Skip to content

Command Run

A run represents a single attempt at running a definition for the time period represented by its slot. A slot can have multiple runs associated with it , usually indicating a that the slot has been retried.

Attempts

It would helpful to have another field or table to group a set of runs together (e.g. command_run_attempt).

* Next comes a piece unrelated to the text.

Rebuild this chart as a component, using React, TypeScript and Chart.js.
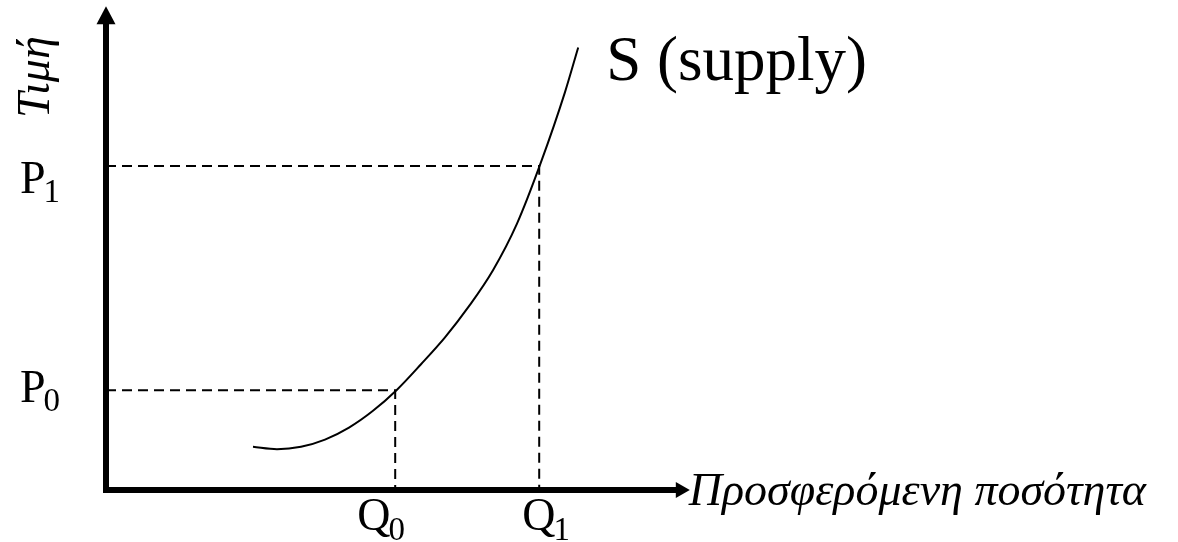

This table could include metadata including if a particular attempt was created by the engine or manually by an operator.

Database Structure

Label Type Description Notes
id UUID
slot CommandSlot Defines which slot this run relates to
status CommandRunStatus See run status
waiting_at DateTime Timestamp of when this run transitioned to Waiting status ℹ Essentially the same as a "created" timestamp, as all runs are created with the Waiting status
running_at DateTime Timestamp of when this run transitioned to Running status
timeout_at DateTime Timestamp of when this run transitioned to Timeout status
failed_at DateTime Timestamp of when this run transitioned to Failed status
success_at DateTime Timestamp of when this run transitioned to Success status
heartbeat_at DateTime This us updated by the cron agent while it is executing the run

Run Status

Type Database Value Description Notes
Waiting 0 The run was just created, and is waiting to be executed by an agent
Running 1 The run is currently being executed
Timeout 2 The agent has stopped updating this runs heartbeat_at and the engine has timed it out
Failed 3 The run is has finished, but failed
Success 4 The run has finished successfully

Status transitions

Here is a diagram indicating the various transitions the status can take, and when the various timestamps are changed (waiting_at, running_at etc):

Status transitions

A status can only ever go forward i.e. it cannot be changed from Waiting to Running and back to Waiting again.

No heartbeat?

If the agent executing a run were to crash, we lose all information about that process, and it would never transition to Success or Failed.

It is for this reason we have the heartbeat_at timestamp. If the agent stops updating this for a certain period of time, we transition the run to Timeout, so it can be retried at a later date.